Через час я уже несла его на руках бледная, трепеща всеми членами. Он ещё дышал, но как!!. Дух проходил в две широкие раны, сделанные зубами чудовищной собаки. Амур умер на руках моих… С того времени мне часто случалось и танцевать всю ночь, и смеяться много, но истинного веселия никогда уже не было в душе моей: оно легло в могилу моего Амура… Многие найдут это странным, может быть, и хуже, нежели странным… Как бы то ни было, но смерть моего маленького друга выжимает невольные слёзы из глаз моих среди самых весёлых собраний. Я не могу забыть его!..
Сегодня я уезжаю. Батюшка, прощаясь со мною, сказал: «Не пора ли оставить меч?

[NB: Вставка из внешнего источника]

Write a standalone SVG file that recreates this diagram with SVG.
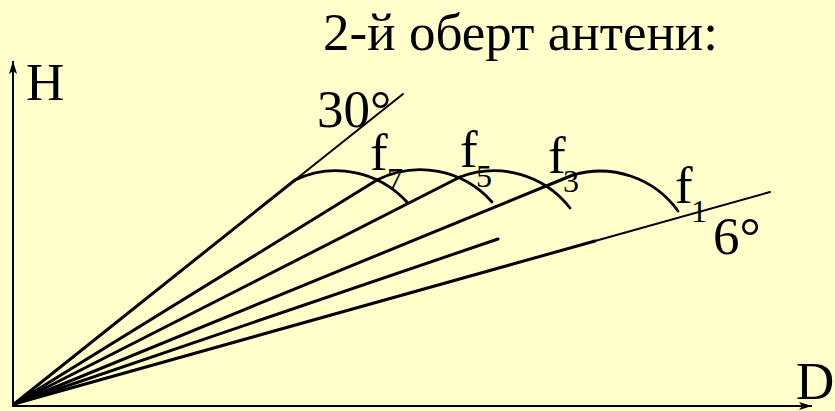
<svg xmlns="http://www.w3.org/2000/svg" width="835" height="411" viewBox="0 0 835 411">
  <style>
    text { font-family: "Liberation Serif", "DejaVu Serif", serif; fill: #000; }
    .big { font-size: 53px; }
    .sub { font-size: 32px; }
    .thick { stroke: #000; stroke-width: 3; fill: none; stroke-linecap: round; }
    .thin { stroke: #000; stroke-width: 2; fill: none; stroke-linecap: round; }
    .arc { stroke: #000; stroke-width: 2.8; fill: none; stroke-linecap: round; }
    .axis { stroke: #000; stroke-width: 2; fill: none; }
  </style>
  <defs>
    <marker id="arr" markerUnits="userSpaceOnUse" markerWidth="14" markerHeight="9" refX="13" refY="4.5" orient="auto">
      <path d="M0,0.5 L13,4.5 L0,8.5 L3,4.5 z" fill="#000"/>
    </marker>
  </defs>
  <rect width="835" height="411" fill="#FFFFCC"/>

  <g id="title">
    <text class="big" x="323" y="50" textLength="395">2-й оберт антени:</text>
  </g>

  <g id="axes">
    <path class="axis" d="M13,406 L13,61" marker-end="url(#arr)"/>
    <path class="axis" d="M12,406 L812,406" marker-end="url(#arr)"/>
    <text class="big" x="26" y="100">H</text>
    <text class="big" x="796" y="399">D</text>
  </g>

  <g id="connectors">
    <path class="thick" d="M14,404 L295,180"/>
    <path class="thin" d="M295,180 L403,94"/>
    <path class="thick" d="M14,404 L377,180"/>
    <path class="thick" d="M14,404 L460,177"/>
    <path class="thick" d="M14,404 L573,175"/>
    <path class="thick" d="M14,404 L498,239"/>
    <path class="thick" d="M14,404 L595,241"/>
    <path class="thin" d="M595,241 L770,192"/>
  </g>

  <g id="arcs">
    <path id="arc-f7" class="arc" d="M295,180 A96,96 0 0 1 407,202"/>
    <path id="arc-f5" class="arc" d="M377,180 A96,96 0 0 1 492,202"/>
    <path id="arc-f3" class="arc" d="M460,177 A96,96 0 0 1 570,208"/>
    <path id="arc-f1" class="arc" d="M573,175 A96,96 0 0 1 678,211"/>
  </g>

  <g id="labels">
    <text class="big" x="317" y="127">30°</text>
    <text class="big" x="713" y="254">6°</text>
    <g id="f7"><text class="big" x="370" y="170">f</text><text class="sub" x="387" y="190">7</text></g>
    <g id="f5"><text class="big" x="460" y="167">f</text><text class="sub" x="476" y="187">5</text></g>
    <g id="f3"><text class="big" x="548" y="173">f</text><text class="sub" x="563" y="192">3</text></g>
    <g id="f1"><text class="big" x="675" y="203">f</text><text class="sub" x="691" y="222">1</text></g>
  </g>
</svg>
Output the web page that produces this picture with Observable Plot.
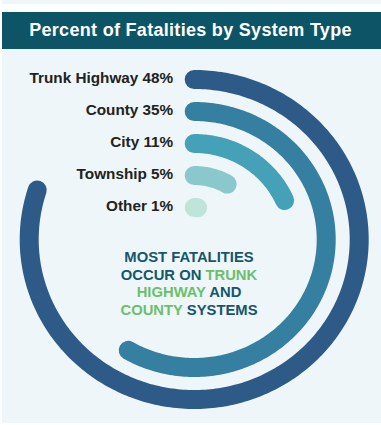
<!DOCTYPE html>
<html>
<head>
<meta charset="utf-8">
<script src="https://cdn.jsdelivr.net/npm/d3@7"></script>
<script src="https://cdn.jsdelivr.net/npm/@observablehq/plot@0.6"></script>
<style>
  html, body { margin: 0; padding: 0; background: #ffffff; width: 381px; height: 425px; overflow: hidden; font-family: "Liberation Sans", Arial, Helvetica, sans-serif; }
  #topstrip { position: absolute; left: 2px; top: 0; width: 379px; height: 4px; background: #eef6fa; }
  #panel { position: absolute; left: 2px; top: 49px; width: 379px; height: 374px; background: #eef6fa; }
  #title { position: absolute; left: 2px; top: 12px; width: 379px; height: 37px; background: #0d5566; color: #ffffff; font-weight: bold; font-size: 18px; letter-spacing: 0.3px; text-align: center; line-height: 37px; box-sizing: border-box; padding-right: 2px; }
  #chart { position: absolute; left: 0; top: 49px; width: 381px; }
  #note { position: absolute; left: 89px; top: 249px; width: 200px; text-align: center; font-weight: bold; font-size: 14.8px; line-height: 17.7px; color: #16566b; }
  #note .g { color: #6cbf6a; }
</style>
</head>
<body>
<div id="topstrip"></div>
<div id="panel"></div>
<div id="title">Percent of Fatalities by System Type</div>
<div id="chart"></div>
<div id="note">MOST FATALITIES<br>OCCUR ON <span class="g">TRUNK</span><br><span class="g">HIGHWAY</span> AND<br><span class="g">COUNTY</span> SYSTEMS</div>
<script>
const categories = ["Trunk Highway", "County", "City", "Township", "Other"];
const percents = [48, 35, 11, 5, 1];
const colors = ["#2d5a87", "#357fa1", "#44a1b8", "#8ac8cd", "#bfe5da"];
const fullCirclePercent = 60; // the arcs' scale: 60% would close the ring

// ring radius index: outermost for the first category
const ringOf = (i) => categories.length - i;

// arc geometry derived from each value
const arcPts = [];
categories.forEach((c, i) => {
  const r = ringOf(i);
  const end = percents[i] / fullCirclePercent * 360;
  const n = Math.max(2, Math.ceil(end));
  for (let k = 0; k <= n; k++) {
    const a = (end * k / n) * Math.PI / 180;
    arcPts.push({cat: c, x: r * Math.sin(a), y: r * Math.cos(a)});
  }
});

const labels = categories.map((c, i) => ({cat: c, r: ringOf(i), text: `${c} ${percents[i]}%`}));

const W = 381, H = 374;
const cx = 193.7, cy = 190, ux = 33, uy = 32;

const chart = Plot.plot({
  width: W,
  height: H,
  margin: 0,
  style: {background: "transparent", fontFamily: "'Liberation Sans', Arial, Helvetica, sans-serif", overflow: "visible"},
  x: {domain: [-6, 6], range: [cx - 6 * ux, cx + 6 * ux], axis: null},
  y: {domain: [-6, 6], range: [cy + 6 * uy, cy - 6 * uy], axis: null},
  color: {domain: categories, range: colors},
  marks: [
    Plot.line(arcPts, {x: "x", y: "y", z: "cat", stroke: "cat", strokeWidth: 19, strokeLinecap: "round", strokeLinejoin: "round", curve: "linear"}),
    Plot.text(labels, {x: () => 0, y: "r", text: "text", textAnchor: "end", dx: -21, dy: -1, fontSize: 15.3, fontWeight: "bold", fill: "#222222"})
  ]
});
document.getElementById("chart").appendChild(chart);
</script>
</body>
</html>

Я стар, мне нужен покой и замена в хозяйстве. Подумай об этом». Я испугалась такого предложения!.. Мне казалось, что вовсе не надобно никогда оставлять меча, а особливо в мои лета, — что я буду делать дома! Так рано осудить себя на монотонные занятия хозяйства! Но отец хочет этого!.. Его старость!.. Ах! нечего делать. Надобно сказать всему «прости»!.. и светлому мечу, и доброму коню… друзьям!.. весёлой жизни!.. ученью, парадам, конному строю!.. скачке, рубке… всему, всему конец!.. Всё затихает, как не бывало, и одни только незабвенные воспоминания будут сопровождать меня на дикие берега Камы, в те места, где цвело детство моё, где я обдумывала необыкновенный план свой!!.
Минувшее счастие!.. слава!.. опасности!.. шум!.. блеск!.. жизнь, кипящая деятельностию!.. прощайте!